A Conservative’s view of Russia (1963)

From the February 1963 issue of the Socialist Standard
" 'Under God and the Tsar' ran the old saying, 'all men are equal'. In Imperial Russia there was no old-established aristocracy, no bourgeoisie, nothing in short that you could call a proper ruling class. The same was even true under Stalin. But now, forty years on, under Stalin’s successors, a ruling class is fast emerging—a class of capable, ambitious men and women who are ready, indeed determined, to play their proper part in affairs and to have their proper share of the rewards. Such, in England, one imagines, must have been the behaviour of the new upstart aristocracy under the Tudors, and again two or three hundred years later of the suddenly enriched scions of the Industrial Revolution.

“With Victorian England in particular there are many parallels to be drawn.
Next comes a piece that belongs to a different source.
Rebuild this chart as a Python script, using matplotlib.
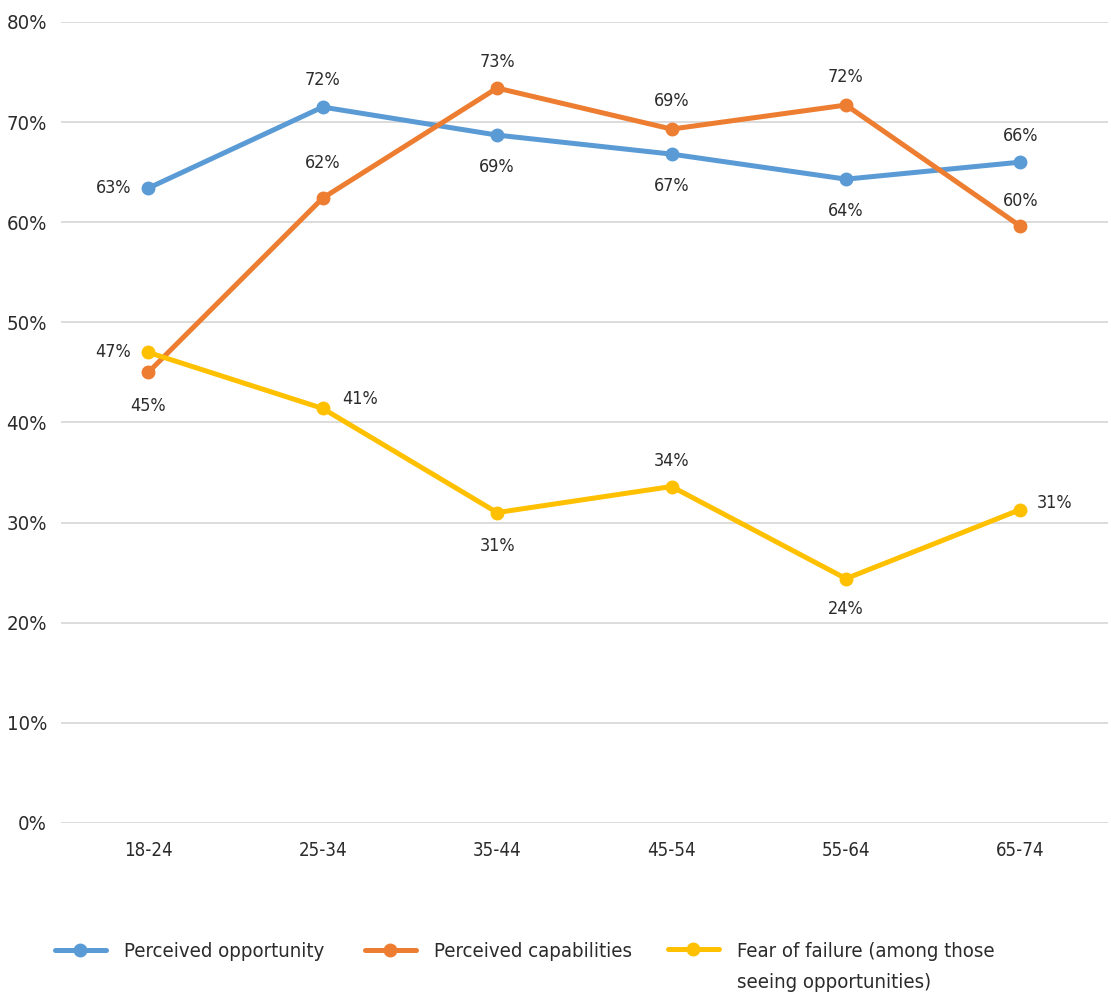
import matplotlib
matplotlib.use("Agg")
import matplotlib.pyplot as plt
from matplotlib import font_manager
from matplotlib.legend_handler import HandlerLine2D
from matplotlib.ticker import FuncFormatter

# prefer a condensed face when one is installed
condensed = any(f.name == "DejaVu Sans" and f.stretch == "condensed"
                for f in font_manager.fontManager.ttflist)
plt.rcParams["font.family"] = ["DejaVu Sans"]
if condensed:
    plt.rcParams["font.stretch"] = "condensed"
k = 1.12 if condensed else 1.0

age_groups = ["18-24", "25-34", "35-44", "45-54", "55-64", "65-74"]
perceived_opportunity = [63.4, 71.5, 68.7, 66.8, 64.3, 66.0]
perceived_capabilities = [45.0, 62.4, 73.4, 69.3, 71.7, 59.6]
fear_of_failure = [47.0, 41.4, 31.0, 33.6, 24.4, 31.3]

series = [
    ("Perceived opportunity", perceived_opportunity, "#5B9BD5",
     [(-35, 0), (0, 27), (0, -32), (0, -32), (0, -32), (0, 26)]),
    ("Perceived capabilities", perceived_capabilities, "#ED7D31",
     [(0, -34), (0, 35), (0, 26), (0, 28), (0, 28), (0, 25)]),
    ("Fear of failure (among those\nseeing opportunities)", fear_of_failure, "#FFC000",
     [(-35, 0), (37, 9), (0, -33), (0, 26), (0, -30), (34, 7)]),
]

text_color = "#2b2b2b"
legend_fs = 13 * k
legend_ls = 1.8


class FirstLineHandler(HandlerLine2D):
    """Put the handle next to the first line of a two-line label."""

    def __init__(self, shift, **kw):
        super().__init__(**kw)
        self.shift = shift

    def create_artists(self, legend, orig_handle, xdescent, ydescent,
                       width, height, fontsize, trans):
        return super().create_artists(legend, orig_handle, xdescent,
                                      ydescent - 2 * self.shift, width, height,
                                      fontsize, trans)


fig = plt.figure(figsize=(11.11, 9.98), dpi=100)
ax = fig.add_axes([0.0549, 0.1754, 0.9421, 0.8026])

x = list(range(len(age_groups)))
lines = []
for name, vals, color, offsets in series:
    ln, = ax.plot(x, vals, color=color, linewidth=3.6, marker="o", markersize=9,
                  label=name, solid_capstyle="round", zorder=3)
    lines.append(ln)
    for xi, v, (dx, dy) in zip(x, vals, offsets):
        ax.annotate(f"{v:.0f}%", (xi, v), xytext=(dx, dy), textcoords="offset pixels",
                    ha="center", va="center", fontsize=11.5 * k, color=text_color)

ax.set_xlim(-0.5, len(age_groups) - 0.5)
ax.set_ylim(0, 80)
ax.set_yticks(range(0, 81, 10))
ax.yaxis.set_major_formatter(FuncFormatter(lambda v, _: f"{v:.0f}%"))
ax.set_xticks(x)
ax.set_xticklabels(age_groups)
ax.grid(axis="y", color="#D9D9D9", linewidth=1.3)
ax.set_axisbelow(True)
for s in ax.spines.values():
    s.set_visible(False)
ax.tick_params(axis="y", length=0, pad=10, labelsize=13 * k, labelcolor=text_color)
ax.tick_params(axis="x", length=0, pad=13, labelsize=12 * k, labelcolor=text_color)

# one legend per entry so the two-line label hangs below the row
legend_x = [55, 365, 668]
for ln, lx in zip(lines, legend_x):
    handler = {}
    if "\n" in ln.get_label():
        handler = {ln: FirstLineHandler(shift=legend_fs * legend_ls / 2)}
    leg = fig.legend([ln], [ln.get_label()], loc="upper left",
                     bbox_to_anchor=(lx / 1111, 1 - 942 / 998), frameon=False,
                     fontsize=legend_fs, handlelength=2.5, handletextpad=0.9,
                     borderpad=0, borderaxespad=0, labelcolor=text_color,
                     handler_map=handler)
    for t in leg.get_texts():
        t.set_linespacing(legend_ls)

fig.savefig("out.png", dpi=100)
There is the same rapid industrialization with all its attendant sacrifices, human and otherwise, the same sudden economic expansion. the same emergence of a new, confident. self-assertive class, the same earnestness, the same will to power, the same belief in progress, the same sense of their country’s imperial destiny, the same agreeable, absolute certainty that they are right. It is even possible to carry the parallel further. Like their Victorian counterparts the new Soviet aristocracy are priggish, prudish, inclined to be pompous, rigidly attached to their own vested interests and rigidly conservative in their ideas and in their profound reverence for the Establishment in all its manifestations. Even their tastes are the same: they like pictures and statues that are easily comprehensible. They like rich solid food and rich solid ornate decorations and furnishings.

“But, the reader will say, are not these worthy people all Communist? Do they not all believe in world revolution? Of course they do. They are Communists just as the Victorians were Christians. They attend Communist Party meetings and lectures in Marxism-Leninism at regular intervals in exactly the same way as the Victorians attended Church on Sunday. They believe in world revolution just as implicitly as the Victorians believed in the Second Coming. And they apply the principles of Marxism in their private lives to just the same extent as the Victorians applied the principles of the Sermon on the Mount in theirs. Neither more nor less.”

(Taken from Back to Bokhara by Fitzroy MacLean, Four Square Books 3/6. Sir Fitzroy MacLean, Conservative M.P. for Bute and North Ayrshire, formerly in the Diplomatic Service, including service in Moscow, revisited Russia in 1958. This short book is his very readable description and interpretation of the changes he found).